In this post, we talk about an improvement to how our GBM handles numeric columns. Traditionally, a GBM model would split numeric columns using uniform range-based splitting. Suppose you had a column that had values ranging from 0 to 100. It would split the column into bins 0-10, 11-20, 21-30, … 91-100. Each bin would be evaluated to determine the best way to split the data. The best split would be the one that most successfully splits your target column. For example, if you are trying to predict whether or not an employee will quit, the best split would be the one that could separate churn vs not-churn employees the most successfully.

However, when you’re handling data that has a column with outliers, this isn’t the most effective way to handle your data. Suppose you’re analyzing yearly income for a neighborhood: the vast majority of the people you’re looking at are making somewhere between $20-$80k. However, there are a few outliers in the neighborhood who make well-over $1 million. When splitting the column up for binning, it will still make uniform splits regardless of the distribution of data. Because the column splitting gets skewed with large outliers, all the outlier observations are classified into a single bin while the rest of the observations end up in another single bin. This, unfortunately, leaves most of the bins unused.

An example of a histogram about income showing how outliers cause cause issues with binning resulting in many bins being unused.

This can also drastically slow your prediction calculation since you’re iterating through so many empty bins. You also sacrifice accuracy because your data loses its diversity in this uneven binning method. Uniform splitting on data with outliers is full of issues.

The introduction of the UniformRobust method for histogram (histogram_type="UniformRobust") mitigates these issues! By learning from histograms from the previous layer, we are able to fine-tune the split points for the current layer.

The UniformRobust method isn’t impeded by outliers. It starts out using uniform range based binning.

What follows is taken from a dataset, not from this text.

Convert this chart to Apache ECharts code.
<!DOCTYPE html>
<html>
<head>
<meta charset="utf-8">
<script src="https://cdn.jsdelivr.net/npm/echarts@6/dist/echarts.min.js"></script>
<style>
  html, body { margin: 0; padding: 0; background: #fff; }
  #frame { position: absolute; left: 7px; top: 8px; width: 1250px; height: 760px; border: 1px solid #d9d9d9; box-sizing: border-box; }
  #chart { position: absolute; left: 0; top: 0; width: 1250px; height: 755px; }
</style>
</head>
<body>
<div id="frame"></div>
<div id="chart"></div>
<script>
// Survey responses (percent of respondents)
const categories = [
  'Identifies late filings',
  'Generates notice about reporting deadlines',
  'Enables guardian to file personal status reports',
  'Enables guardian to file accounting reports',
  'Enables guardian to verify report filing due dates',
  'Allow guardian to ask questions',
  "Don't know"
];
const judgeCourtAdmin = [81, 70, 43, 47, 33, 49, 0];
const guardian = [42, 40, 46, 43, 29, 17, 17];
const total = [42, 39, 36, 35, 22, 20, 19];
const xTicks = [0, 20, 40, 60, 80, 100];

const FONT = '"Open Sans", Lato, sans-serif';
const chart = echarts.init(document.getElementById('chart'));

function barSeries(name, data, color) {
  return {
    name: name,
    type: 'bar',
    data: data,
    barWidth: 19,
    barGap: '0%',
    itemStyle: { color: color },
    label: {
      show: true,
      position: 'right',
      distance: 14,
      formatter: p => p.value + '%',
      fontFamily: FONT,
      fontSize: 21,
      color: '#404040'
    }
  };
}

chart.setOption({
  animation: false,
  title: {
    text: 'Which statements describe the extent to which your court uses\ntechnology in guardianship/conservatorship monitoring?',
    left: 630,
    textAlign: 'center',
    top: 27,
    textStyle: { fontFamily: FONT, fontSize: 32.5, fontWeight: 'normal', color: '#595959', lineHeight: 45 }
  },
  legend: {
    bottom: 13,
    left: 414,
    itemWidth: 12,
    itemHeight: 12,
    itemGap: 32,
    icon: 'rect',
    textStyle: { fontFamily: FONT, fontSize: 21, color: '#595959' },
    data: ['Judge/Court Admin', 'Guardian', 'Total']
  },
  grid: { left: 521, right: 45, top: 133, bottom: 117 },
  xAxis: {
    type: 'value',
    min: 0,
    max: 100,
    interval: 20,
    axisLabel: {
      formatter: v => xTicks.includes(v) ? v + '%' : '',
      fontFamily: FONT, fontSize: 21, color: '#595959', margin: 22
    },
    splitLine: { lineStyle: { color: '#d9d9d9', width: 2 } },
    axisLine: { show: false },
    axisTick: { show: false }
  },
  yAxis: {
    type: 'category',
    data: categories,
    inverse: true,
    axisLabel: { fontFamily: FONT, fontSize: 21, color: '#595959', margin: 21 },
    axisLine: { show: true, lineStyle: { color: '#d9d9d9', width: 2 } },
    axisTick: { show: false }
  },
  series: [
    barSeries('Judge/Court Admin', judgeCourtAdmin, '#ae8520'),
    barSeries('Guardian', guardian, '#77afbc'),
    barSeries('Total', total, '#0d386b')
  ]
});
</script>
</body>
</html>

Then, it checks the distribution of the data in each bin. Many empty bins will indicate this range based binning is suboptimal, so it will iterate through all the bins and redefine them. If a bin contains no data, it’s deleted. If a bin contains too much data, then it’s split uniformly.

So, in the case that UniformRobust splitting fails (i.e. the distribution of values is still significantly skewed), the next iteration of finding splits attempts to correct the issue by repeating the procedure with new bins. This allows us to refine the promising bins recursively as we get deeper into the tree.

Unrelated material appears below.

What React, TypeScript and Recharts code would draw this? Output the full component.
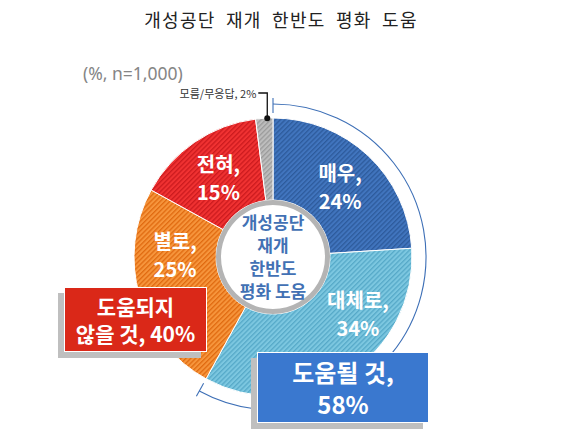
import React from 'react';
import { PieChart, Pie, Cell } from 'recharts';

// 응답 분포 (%, n=1,000)
const categories = ['매우', '대체로', '별로', '전혀', '모름/무응답'];
const values = [24, 34, 25, 15, 2];

// 묶음 응답
const groupNames = ['도움될 것', '도움되지 않을 것'];
const groupValues = [58, 40];

const title = '개성공단 재개 한반도 평화 도움';
const centerLines = ['개성공단', '재개', '한반도', '평화 도움'];
const sampleNote = '(%, n=1,000)';

const FONT = '"Noto Sans CJK KR", "Noto Sans", sans-serif';
const RAD = Math.PI / 180;

const FILLS = ['url(#hDark)', 'url(#hLight)', 'url(#hOrange)', 'url(#hRed)', 'url(#hGray)'];
// 라벨 위치 보정 (각도, 반지름)
const LABEL_SHIFT = [0, 24, -18, 0];
const LABEL_RADIUS = [98, 102, 98, 97];

const mainData = categories.map((name, i) => ({ name, value: values[i] }));
const arcData = [
  { name: groupNames[0], value: groupValues[0] },
  { name: 'rest', value: 100 - groupValues[0] },
];
const ringData = [{ name: 'ring', value: 1 }];

const Hatch = ({ id, base, stripe }: { id: string; base: string; stripe: string }) => (
  <pattern id={id} width={3.4} height={3.4} patternUnits="userSpaceOnUse" patternTransform="rotate(45)">
    <rect width={3.4} height={3.4} fill={base} />
    <rect width={1.3} height={3.4} fill={stripe} />
  </pattern>
);

const renderSliceLabel = (props: any) => {
  const { cx, cy, midAngle, outerRadius, index } = props;
  if (index === values.length - 1) {
    const x = cx + outerRadius * Math.cos(-midAngle * RAD) + 3;
    const y = cy + outerRadius * Math.sin(-midAngle * RAD);
    const top = cy - outerRadius - 25;
    return (
      <g>
        <polyline
          points={`${x},${y} ${x},${top} ${x - 9},${top}`}
          fill="none"
          stroke="#111"
          strokeWidth={1.3}
        />
        <circle cx={x} cy={y} r={3} fill="#111" />
        <text x={x - 11} y={top} textAnchor="end" dominantBaseline="central" fontSize={11} fill="#333" fontFamily={FONT}>
          {`${categories[index]}, ${values[index]}%`}
        </text>
      </g>
    );
  }
  const a = midAngle + LABEL_SHIFT[index];
  const r = LABEL_RADIUS[index];
  const x = cx + r * Math.cos(-a * RAD);
  const y = cy + r * Math.sin(-a * RAD);
  return (
    <text x={x} y={y} textAnchor="middle" fill="#fff" fontSize={20} fontWeight={700} fontFamily={FONT}>
      <tspan x={x} dy={-5}>{`${categories[index]},`}</tspan>
      <tspan x={x} dy={28}>{`${values[index]}%`}</tspan>
    </text>
  );
};

const renderArcLabel = (props: any) => {
  if (props.index !== 0) return null;
  const { cx, cy, startAngle, endAngle, outerRadius } = props;
  const pt = (a: number, rr: number) => [cx + rr * Math.cos(-a * RAD), cy + rr * Math.sin(-a * RAD)];
  const r = outerRadius;
  const [x0, y0] = pt(startAngle, r);
  const [x1, y1] = pt(endAngle, r);
  const large = Math.abs(endAngle - startAngle) > 180 ? 1 : 0;
  const [ta0, tb0] = [pt(startAngle, r - 9), pt(startAngle, r + 6)];
  const [ta1, tb1] = [pt(endAngle, r - 9), pt(endAngle, r + 6)];
  return (
    <g fill="none" stroke="#3d6fb6" strokeWidth={1.1}>
      <path d={`M${x0},${y0} A${r},${r} 0 ${large} 1 ${x1},${y1}`} />
      <line x1={ta0[0]} y1={ta0[1]} x2={tb0[0]} y2={tb0[1]} />
      <line x1={ta1[0]} y1={ta1[1]} x2={tb1[0]} y2={tb1[1]} />
    </g>
  );
};

const App: React.FC = () => {
  return (
    <div
      style={{
        position: 'absolute',
        left: 0,
        top: 0,
        width: 575,
        height: 443,
        background: '#fff',
        fontFamily: FONT,
        overflow: 'hidden',
      }}
    >
      <svg width={0} height={0} style={{ position: 'absolute' }}>
        <defs>
          <Hatch id="hDark" base="#4175be" stripe="#2d5b9c" />
          <Hatch id="hLight" base="#7cc7e0" stripe="#56a9c8" />
          <Hatch id="hOrange" base="#f6953c" stripe="#e06a10" />
          <Hatch id="hRed" base="#f03232" stripe="#cc1a1e" />
          <Hatch id="hGray" base="#bdbdbd" stripe="#9b9b9b" />
        </defs>
      </svg>

      <div
        style={{
          position: 'absolute',
          left: 0,
          width: 562,
          top: 6,
          textAlign: 'center',
          fontSize: 18,
          letterSpacing: 1.3,
          wordSpacing: 5,
          color: '#222',
          fontFamily: '"Noto Sans CJK KR", serif',
        }}
      >
        {title}
      </div>

      <div style={{ position: 'absolute', left: 83, top: 61, fontSize: 17.5, color: '#858585', fontFamily: '"Noto Sans", sans-serif' }}>
        {sampleNote}
      </div>

      <div style={{ position: 'absolute', left: 0, top: 0 }}>
        <PieChart width={575} height={443} margin={{ top: 0, right: 0, bottom: 0, left: 0 }}>
          <Pie
            data={arcData}
            dataKey="value"
            cx={273}
            cy={257}
            startAngle={90}
            endAngle={-270}
            innerRadius={152}
            outerRadius={153}
            fill="none"
            stroke="none"
            label={renderArcLabel}
            labelLine={false}
            isAnimationActive={false}
          />
          <Pie
            data={mainData}
            dataKey="value"
            cx={273}
            cy={257}
            startAngle={90}
            endAngle={-270}
            innerRadius={57}
            outerRadius={139}
            stroke="#fff"
            strokeWidth={1}
            label={renderSliceLabel}
            labelLine={false}
            isAnimationActive={false}
          >
            {mainData.map((d, i) => (
              <Cell key={d.name} fill={FILLS[i]} />
            ))}
          </Pie>
          <Pie
            data={ringData}
            dataKey="value"
            cx={273}
            cy={257}
            innerRadius={52}
            outerRadius={57}
            fill="#b4b4b4"
            stroke="none"
            isAnimationActive={false}
          />
        </PieChart>
      </div>

      <div
        style={{
          position: 'absolute',
          left: 213,
          width: 120,
          top: 210,
          textAlign: 'center',
          fontSize: 17,
          lineHeight: '23px',
          fontWeight: 700,
          color: '#4271b4',
        }}
      >
        {centerLines.map(l => (
          <div key={l}>{l}</div>
        ))}
      </div>

      <div
        style={{
          position: 'absolute',
          left: 64,
          top: 287,
          width: 141,
          height: 63,
          background: '#da2818',
          border: '1px solid #fff',
          boxShadow: '-6px 6px 0 #bfbfbf',
          color: '#fff',
          fontWeight: 700,
          fontSize: 21,
          lineHeight: '27px',
          textAlign: 'center',
          display: 'flex',
          flexDirection: 'column',
          justifyContent: 'center',
        }}
      >
        <div>도움되지</div>
        <div>{`않을 것, ${groupValues[1]}%`}</div>
      </div>

      <div
        style={{
          position: 'absolute',
          left: 257,
          top: 352,
          width: 170,
          height: 69,
          background: '#3a78cf',
          border: '1px solid #fff',
          boxShadow: '-6px 6px 0 #bfbfbf',
          color: '#fff',
          fontWeight: 700,
          fontSize: 24,
          lineHeight: '32px',
          textAlign: 'center',
          display: 'flex',
          flexDirection: 'column',
          justifyContent: 'center',
        }}
      >
        <div>{`${groupNames[0]},`}</div>
        <div>{`${groupValues[0]}%`}</div>
      </div>
    </div>
  );
};

export default App;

Let’s return to that income example. Using the UniformRobust method, we still begin with uniform splitting and see that very uneven distribution. However, what this method does next is to eliminate all those empty bins and split all the bins containing too much data. So, that bin that contained all the $0-100k yearly incomes is uniformly split. Then, with each iteration and each subsequent split, we will begin to see a much more even distribution of the data.

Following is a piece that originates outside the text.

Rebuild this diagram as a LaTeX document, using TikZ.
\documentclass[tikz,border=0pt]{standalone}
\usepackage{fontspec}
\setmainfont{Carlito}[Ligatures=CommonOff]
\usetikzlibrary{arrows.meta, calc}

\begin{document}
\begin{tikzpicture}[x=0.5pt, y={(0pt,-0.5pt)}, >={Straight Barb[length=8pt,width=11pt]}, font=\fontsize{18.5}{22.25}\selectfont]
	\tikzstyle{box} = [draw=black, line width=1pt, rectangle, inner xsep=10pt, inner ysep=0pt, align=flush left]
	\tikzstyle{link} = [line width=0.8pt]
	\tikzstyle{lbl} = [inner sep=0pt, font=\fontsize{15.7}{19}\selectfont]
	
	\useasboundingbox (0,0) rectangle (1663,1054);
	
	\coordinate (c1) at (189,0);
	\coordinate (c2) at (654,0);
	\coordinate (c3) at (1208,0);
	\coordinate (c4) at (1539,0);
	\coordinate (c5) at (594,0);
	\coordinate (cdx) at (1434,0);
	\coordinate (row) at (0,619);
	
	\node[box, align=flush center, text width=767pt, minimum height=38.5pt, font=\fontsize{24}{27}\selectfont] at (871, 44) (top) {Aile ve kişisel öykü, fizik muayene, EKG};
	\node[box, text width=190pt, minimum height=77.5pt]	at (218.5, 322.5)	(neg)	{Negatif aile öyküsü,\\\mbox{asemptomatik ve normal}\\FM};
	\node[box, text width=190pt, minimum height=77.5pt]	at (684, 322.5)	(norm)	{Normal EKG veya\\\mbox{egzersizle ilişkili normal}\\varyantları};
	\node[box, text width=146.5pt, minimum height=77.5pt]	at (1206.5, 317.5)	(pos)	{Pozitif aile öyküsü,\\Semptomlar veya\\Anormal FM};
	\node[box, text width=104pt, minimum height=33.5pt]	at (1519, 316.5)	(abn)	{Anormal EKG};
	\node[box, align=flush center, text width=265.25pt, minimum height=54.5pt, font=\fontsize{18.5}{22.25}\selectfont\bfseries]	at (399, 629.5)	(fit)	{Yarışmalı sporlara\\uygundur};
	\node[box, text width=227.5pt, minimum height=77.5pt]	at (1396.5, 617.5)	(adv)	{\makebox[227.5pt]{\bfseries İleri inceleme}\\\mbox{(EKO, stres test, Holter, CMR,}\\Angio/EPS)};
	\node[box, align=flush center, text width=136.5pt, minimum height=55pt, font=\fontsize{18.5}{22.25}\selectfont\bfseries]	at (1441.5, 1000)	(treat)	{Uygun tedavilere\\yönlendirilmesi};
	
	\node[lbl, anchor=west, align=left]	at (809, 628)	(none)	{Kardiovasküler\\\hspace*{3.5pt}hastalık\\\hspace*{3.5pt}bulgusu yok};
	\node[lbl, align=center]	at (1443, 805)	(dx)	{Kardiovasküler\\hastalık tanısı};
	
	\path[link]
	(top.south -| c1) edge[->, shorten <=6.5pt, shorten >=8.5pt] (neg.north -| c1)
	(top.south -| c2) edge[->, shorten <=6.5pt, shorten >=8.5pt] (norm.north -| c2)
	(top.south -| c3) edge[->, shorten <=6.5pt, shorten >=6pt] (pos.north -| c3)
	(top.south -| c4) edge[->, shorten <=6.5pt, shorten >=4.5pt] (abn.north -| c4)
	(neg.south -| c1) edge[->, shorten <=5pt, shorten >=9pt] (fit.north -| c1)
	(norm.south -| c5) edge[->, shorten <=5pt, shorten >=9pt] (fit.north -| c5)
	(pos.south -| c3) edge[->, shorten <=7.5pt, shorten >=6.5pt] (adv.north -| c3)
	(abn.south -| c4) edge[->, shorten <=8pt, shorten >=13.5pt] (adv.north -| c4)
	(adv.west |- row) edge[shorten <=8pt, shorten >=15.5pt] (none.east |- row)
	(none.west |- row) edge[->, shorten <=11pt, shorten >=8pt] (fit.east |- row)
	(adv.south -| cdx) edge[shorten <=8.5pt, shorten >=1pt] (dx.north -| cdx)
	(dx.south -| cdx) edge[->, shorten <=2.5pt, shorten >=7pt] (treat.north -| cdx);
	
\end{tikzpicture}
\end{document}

An example of a histogram about income showing a better distribution of bins despite outlier values.

This method of splitting has the best available runtime performance and accuracy on datasets with outliers. We’re looking forward to you trying it out!

Example

In the following example, you can compare the performance of the UniformRobust method against the UniformAdaptive method on the Swedish motor insurance dataset. This dataset has slightly larger outliers in its Claims column.

library(h2o)
h2o.init()

# Import the Swedish motor insurance dataset. This dataset has larger outlier
# values in the "Claims" column:
motor <- h2o.importFile("http://h2o-public-test-data.s3.amazonaws.com/smalldata/glm_test/Motor_insurance_sweden.txt")

# Set the predictors and response:
predictors <- c("Payment", "Insured", "Kilometres", "Zone", "Bonus", "Make")
response <- "Claims"

# Build and train the UniformRobust model:
motor_robust <- h2o.gbm(histogram_type = "UniformRobust", seed = 1234, x = predictors, y = response, training_frame = motor)

# Build and train the UniformAdaptive model (we will use this model to
# compare with the UniformRobust model):
motor_adaptive <- h2o.gbm(histogram_type = "UniformAdaptive", seed = 1234, x = predictors, y = response, training_frame = motor)

# Compare the RMSE of the two models to see which model performed better:
print(c(h2o.rmse(motor_robust), h2o.rmse(motor_adaptive)))
[1] 36.03102 36.69582

# The RMSE is slightly lower in the UniformRobust model, showing that it performed better
# that UniformAdaptive on a dataset with outlier values!
import h2o
from h2o.estimators import H2OGradientBoostingEstimator
h2o.init()

# Import the Swedish motor insurance dataset. This dataset has larger outlier
# values in the "Claims" column:
motor = h2o.import_file("http://h2o-public-test-data.s3.amazonaws.com/smalldata/glm_test/Motor_insurance_sweden.txt")

# Set the predictors and response:
predictors = ["Payment", "Insured", "Kilometres", "Zone", "Bonus", "Make"]
response = "Claims"

# Build and train the UniformRobust model:
motor_robust = H2OGradientBoostingEstimator(histogram_type="UniformRobust", seed=1234)
motor_robust.train(x=predictors, y=response, training_frame=motor)

# Build and train the UniformAdaptive model (we will use this model to
# compare with the UniformRobust model):
motor_adaptive = H2OGradientBoostingEstimator(histogram_type="UniformAdaptive", seed=1234)
motor_adaptive.train(x=predictors, y=response, training_frame=motor)

# Compare the RMSE of the two models to see which model performed better:
print(motor_robust.rmse(), motor_adaptive.rmse())
36.03102136406947 36.69581743660738

# The RMSE is slightly lower in the UniformRobust model, showing that it performed better
# that UniformAdaptive on a dataset with outlier values!